**Exercise brief**
Pick out every line in the data below that holds "chart".

**Data to use**
--------------------------------------------------
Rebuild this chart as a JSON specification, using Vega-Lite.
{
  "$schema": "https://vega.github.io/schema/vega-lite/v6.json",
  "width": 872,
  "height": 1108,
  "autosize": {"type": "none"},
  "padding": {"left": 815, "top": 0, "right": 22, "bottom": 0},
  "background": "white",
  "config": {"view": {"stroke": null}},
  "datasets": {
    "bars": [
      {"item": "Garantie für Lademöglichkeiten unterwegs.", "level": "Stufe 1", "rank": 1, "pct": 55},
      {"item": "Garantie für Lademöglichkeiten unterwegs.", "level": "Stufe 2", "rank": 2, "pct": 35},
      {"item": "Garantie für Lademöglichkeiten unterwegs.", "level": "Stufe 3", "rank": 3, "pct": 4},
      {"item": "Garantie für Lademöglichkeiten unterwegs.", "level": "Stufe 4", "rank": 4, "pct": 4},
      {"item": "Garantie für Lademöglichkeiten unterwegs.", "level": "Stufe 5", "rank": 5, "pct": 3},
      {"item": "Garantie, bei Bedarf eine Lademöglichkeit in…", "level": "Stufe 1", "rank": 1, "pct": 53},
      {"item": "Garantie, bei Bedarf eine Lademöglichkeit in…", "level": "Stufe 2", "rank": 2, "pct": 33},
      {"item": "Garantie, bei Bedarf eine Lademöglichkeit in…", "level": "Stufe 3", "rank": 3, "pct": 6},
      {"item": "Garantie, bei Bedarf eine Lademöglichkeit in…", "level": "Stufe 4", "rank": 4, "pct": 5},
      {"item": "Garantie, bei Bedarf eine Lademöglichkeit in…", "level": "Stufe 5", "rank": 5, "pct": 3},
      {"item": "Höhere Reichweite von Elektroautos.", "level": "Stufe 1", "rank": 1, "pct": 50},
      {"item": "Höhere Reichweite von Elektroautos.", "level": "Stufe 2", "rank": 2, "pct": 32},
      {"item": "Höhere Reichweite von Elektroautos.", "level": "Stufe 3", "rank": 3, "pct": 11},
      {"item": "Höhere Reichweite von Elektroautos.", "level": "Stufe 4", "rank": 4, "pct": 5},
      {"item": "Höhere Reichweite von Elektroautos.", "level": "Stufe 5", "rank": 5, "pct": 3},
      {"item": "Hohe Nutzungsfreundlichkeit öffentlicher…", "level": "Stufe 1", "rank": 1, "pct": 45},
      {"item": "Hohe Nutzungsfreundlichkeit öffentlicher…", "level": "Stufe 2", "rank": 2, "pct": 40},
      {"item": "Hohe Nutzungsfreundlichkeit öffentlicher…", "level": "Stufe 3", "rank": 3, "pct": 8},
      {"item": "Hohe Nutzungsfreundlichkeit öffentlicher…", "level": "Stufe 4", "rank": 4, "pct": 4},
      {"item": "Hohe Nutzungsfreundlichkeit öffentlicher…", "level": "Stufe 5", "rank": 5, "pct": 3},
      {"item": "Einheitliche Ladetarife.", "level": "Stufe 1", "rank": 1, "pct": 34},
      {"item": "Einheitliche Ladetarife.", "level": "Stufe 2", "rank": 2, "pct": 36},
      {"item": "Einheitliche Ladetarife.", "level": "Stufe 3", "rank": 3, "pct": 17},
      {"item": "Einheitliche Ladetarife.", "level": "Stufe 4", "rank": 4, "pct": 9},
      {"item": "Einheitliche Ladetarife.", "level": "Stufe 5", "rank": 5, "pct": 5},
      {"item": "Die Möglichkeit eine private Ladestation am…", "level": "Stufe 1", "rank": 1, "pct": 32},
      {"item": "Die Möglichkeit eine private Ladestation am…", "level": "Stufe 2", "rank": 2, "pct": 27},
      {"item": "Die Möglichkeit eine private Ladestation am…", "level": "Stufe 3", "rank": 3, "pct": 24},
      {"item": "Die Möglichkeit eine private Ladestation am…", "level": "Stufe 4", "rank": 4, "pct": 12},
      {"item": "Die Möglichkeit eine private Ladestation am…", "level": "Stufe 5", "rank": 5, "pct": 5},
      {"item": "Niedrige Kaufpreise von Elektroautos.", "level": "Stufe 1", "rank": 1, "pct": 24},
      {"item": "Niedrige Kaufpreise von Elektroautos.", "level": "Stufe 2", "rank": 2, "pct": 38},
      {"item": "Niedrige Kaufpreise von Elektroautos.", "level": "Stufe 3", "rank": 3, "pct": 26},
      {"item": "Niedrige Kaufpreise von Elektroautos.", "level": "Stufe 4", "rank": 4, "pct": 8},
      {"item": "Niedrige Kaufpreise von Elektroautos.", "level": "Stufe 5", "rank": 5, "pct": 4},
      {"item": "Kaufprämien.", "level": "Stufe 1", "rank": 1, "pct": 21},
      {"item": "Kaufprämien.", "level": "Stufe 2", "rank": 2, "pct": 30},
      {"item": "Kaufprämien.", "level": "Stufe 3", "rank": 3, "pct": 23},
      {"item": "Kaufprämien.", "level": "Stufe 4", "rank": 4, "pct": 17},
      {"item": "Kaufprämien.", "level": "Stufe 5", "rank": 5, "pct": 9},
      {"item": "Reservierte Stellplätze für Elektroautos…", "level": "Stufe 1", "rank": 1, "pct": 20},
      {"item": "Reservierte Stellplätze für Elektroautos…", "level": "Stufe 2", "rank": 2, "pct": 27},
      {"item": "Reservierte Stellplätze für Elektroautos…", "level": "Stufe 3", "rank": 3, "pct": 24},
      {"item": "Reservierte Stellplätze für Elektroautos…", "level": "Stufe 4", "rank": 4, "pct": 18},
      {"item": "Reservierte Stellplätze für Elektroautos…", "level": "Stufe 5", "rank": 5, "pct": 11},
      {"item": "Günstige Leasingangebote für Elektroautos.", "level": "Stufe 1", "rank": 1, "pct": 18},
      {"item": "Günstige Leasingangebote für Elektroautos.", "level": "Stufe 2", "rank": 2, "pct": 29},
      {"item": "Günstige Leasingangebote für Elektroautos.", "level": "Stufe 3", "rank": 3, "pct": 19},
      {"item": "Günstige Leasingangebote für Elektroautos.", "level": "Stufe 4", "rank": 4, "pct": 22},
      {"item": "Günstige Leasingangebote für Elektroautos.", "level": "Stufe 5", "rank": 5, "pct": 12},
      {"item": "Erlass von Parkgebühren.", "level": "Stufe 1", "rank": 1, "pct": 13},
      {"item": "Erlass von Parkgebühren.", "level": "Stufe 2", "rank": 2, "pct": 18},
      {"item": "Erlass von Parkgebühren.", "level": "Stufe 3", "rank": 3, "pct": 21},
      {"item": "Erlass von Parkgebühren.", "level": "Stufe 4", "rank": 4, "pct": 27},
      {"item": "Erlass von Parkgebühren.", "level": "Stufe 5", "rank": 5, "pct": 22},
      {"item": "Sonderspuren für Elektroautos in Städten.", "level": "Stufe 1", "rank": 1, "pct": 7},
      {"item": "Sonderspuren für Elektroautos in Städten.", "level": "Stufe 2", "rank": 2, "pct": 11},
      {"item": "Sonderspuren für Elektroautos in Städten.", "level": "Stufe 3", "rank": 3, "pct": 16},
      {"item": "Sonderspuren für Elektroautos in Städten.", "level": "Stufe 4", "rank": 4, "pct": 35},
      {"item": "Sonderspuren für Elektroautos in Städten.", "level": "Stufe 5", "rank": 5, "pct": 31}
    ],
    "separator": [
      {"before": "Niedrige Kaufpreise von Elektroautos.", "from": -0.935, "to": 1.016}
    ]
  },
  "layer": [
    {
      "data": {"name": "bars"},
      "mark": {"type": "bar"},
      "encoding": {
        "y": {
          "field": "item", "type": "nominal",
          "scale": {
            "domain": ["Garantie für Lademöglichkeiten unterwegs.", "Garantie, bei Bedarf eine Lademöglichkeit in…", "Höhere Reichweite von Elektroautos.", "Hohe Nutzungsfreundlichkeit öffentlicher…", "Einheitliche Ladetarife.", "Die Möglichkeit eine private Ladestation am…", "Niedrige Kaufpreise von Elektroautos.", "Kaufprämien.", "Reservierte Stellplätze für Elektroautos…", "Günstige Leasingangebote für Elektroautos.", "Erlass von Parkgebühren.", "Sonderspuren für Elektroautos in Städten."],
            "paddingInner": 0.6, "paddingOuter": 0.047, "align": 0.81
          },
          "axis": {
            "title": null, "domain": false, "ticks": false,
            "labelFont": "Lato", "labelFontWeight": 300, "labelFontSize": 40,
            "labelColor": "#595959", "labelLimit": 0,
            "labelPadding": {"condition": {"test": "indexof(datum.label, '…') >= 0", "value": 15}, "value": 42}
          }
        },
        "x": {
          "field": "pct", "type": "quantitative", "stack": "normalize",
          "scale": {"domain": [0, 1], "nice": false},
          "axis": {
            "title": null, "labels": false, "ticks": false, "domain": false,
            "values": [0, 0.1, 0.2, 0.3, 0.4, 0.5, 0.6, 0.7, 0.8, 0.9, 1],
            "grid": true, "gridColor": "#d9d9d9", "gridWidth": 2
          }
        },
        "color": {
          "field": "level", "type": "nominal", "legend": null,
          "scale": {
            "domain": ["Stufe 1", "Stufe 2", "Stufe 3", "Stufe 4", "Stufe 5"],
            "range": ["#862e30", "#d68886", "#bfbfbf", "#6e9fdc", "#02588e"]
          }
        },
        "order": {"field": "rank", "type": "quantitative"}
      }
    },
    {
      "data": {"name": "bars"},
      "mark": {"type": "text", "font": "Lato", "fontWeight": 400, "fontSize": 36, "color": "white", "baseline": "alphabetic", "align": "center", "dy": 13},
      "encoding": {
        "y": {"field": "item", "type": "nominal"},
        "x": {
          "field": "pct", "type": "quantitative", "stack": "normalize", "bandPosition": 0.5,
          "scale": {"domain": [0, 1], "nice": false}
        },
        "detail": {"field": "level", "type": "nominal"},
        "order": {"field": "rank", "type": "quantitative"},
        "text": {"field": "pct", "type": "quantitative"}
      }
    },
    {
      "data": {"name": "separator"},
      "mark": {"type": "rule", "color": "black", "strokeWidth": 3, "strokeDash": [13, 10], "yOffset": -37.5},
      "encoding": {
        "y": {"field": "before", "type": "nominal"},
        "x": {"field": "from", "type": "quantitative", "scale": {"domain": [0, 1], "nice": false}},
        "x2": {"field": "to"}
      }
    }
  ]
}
--------------------------------------------------
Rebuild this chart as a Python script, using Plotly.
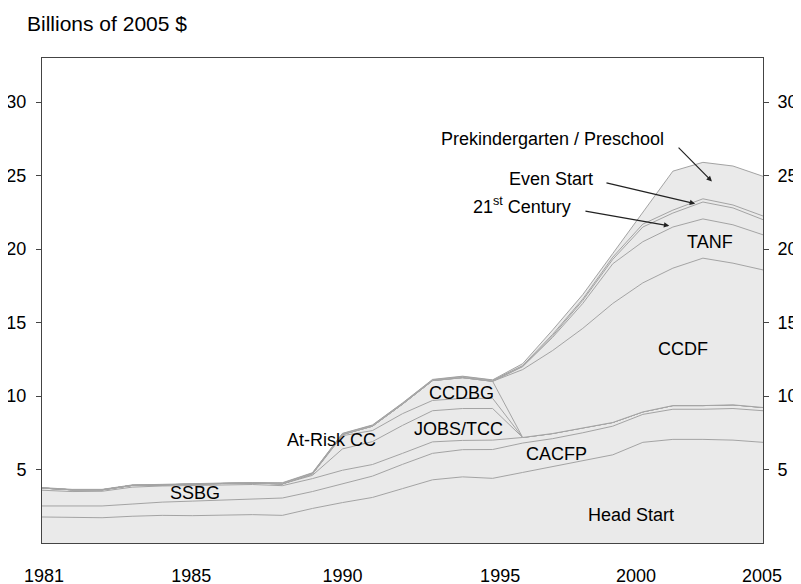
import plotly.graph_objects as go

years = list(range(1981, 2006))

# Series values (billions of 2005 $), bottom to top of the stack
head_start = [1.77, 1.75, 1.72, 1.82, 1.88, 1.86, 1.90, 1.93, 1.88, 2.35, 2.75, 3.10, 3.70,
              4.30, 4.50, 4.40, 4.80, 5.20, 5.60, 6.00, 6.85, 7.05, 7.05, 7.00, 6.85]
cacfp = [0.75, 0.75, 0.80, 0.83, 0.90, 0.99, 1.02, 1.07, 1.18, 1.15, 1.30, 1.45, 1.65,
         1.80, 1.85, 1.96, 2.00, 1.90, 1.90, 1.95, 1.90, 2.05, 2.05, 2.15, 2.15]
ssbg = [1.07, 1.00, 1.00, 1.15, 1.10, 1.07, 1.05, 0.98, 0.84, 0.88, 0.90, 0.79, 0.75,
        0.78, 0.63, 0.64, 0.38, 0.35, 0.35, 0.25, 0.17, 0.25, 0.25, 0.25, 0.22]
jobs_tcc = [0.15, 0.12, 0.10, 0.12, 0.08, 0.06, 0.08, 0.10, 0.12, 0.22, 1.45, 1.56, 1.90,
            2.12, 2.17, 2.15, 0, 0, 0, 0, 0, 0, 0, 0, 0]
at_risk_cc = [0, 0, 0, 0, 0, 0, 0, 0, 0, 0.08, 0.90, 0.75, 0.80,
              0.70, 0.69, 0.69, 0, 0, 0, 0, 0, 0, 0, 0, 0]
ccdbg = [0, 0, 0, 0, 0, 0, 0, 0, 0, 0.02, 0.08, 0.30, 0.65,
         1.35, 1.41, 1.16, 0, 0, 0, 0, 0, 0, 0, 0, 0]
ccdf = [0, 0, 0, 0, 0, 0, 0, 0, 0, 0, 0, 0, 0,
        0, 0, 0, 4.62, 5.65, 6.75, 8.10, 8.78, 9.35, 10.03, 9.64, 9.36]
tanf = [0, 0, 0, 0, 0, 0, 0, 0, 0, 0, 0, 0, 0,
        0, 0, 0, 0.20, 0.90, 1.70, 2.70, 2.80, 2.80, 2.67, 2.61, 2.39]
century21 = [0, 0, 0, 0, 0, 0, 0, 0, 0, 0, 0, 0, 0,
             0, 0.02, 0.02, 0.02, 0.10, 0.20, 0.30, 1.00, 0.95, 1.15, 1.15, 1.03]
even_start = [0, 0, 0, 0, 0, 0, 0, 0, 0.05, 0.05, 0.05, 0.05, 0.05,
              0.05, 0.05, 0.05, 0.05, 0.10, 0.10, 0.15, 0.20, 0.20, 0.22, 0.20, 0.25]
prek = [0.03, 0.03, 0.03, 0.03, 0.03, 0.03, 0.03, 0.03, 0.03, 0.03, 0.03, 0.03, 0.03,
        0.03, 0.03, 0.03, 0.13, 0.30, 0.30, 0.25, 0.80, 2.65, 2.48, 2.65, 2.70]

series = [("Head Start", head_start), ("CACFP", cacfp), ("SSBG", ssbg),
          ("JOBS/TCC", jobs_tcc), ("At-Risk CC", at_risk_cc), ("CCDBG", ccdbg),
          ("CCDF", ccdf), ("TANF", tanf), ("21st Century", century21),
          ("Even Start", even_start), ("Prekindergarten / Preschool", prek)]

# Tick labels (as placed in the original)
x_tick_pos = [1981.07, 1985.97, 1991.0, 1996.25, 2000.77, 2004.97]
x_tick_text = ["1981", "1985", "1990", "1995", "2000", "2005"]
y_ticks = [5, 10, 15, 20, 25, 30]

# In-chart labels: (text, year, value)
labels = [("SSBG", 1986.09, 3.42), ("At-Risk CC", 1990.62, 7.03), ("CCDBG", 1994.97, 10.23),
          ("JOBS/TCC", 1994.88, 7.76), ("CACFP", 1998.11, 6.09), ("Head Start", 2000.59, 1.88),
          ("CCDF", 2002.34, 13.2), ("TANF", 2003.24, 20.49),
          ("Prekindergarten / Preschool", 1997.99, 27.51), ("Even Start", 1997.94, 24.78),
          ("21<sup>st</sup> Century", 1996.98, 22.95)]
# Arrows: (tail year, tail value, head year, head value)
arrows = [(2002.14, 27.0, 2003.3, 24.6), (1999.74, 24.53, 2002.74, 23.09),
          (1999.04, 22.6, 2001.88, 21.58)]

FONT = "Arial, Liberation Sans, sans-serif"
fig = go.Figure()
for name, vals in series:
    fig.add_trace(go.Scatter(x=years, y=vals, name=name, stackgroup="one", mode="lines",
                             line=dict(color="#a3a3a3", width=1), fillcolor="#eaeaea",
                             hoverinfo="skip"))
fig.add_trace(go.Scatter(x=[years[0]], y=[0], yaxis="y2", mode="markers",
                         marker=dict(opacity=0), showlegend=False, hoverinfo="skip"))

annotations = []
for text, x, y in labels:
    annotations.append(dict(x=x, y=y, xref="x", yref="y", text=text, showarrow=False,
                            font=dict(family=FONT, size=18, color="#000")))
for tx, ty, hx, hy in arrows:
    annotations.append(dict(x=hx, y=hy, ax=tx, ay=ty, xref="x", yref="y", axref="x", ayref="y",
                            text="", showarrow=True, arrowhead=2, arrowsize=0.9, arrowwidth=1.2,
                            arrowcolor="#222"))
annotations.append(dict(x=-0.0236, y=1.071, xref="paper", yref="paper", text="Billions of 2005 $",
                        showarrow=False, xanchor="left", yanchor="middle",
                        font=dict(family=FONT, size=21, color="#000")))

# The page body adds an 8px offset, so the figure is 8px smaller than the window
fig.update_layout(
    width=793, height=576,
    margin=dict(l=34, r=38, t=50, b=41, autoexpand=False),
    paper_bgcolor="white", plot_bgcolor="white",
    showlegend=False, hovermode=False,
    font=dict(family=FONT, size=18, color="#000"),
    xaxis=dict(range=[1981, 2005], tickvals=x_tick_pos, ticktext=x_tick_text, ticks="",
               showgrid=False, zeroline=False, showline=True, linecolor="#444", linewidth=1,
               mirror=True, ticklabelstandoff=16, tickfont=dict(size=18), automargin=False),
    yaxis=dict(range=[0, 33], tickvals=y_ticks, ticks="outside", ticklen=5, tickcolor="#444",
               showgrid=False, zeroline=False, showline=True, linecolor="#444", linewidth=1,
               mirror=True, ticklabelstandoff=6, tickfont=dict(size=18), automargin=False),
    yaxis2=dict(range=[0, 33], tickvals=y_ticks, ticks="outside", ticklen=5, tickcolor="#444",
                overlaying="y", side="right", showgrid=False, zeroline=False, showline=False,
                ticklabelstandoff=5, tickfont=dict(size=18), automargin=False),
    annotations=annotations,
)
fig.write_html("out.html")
--------------------------------------------------
**Answer below**
Rebuild this chart as a JSON specification, using Vega-Lite.
Rebuild this chart as a Python script, using Plotly.
# In-chart labels: (text, year, value)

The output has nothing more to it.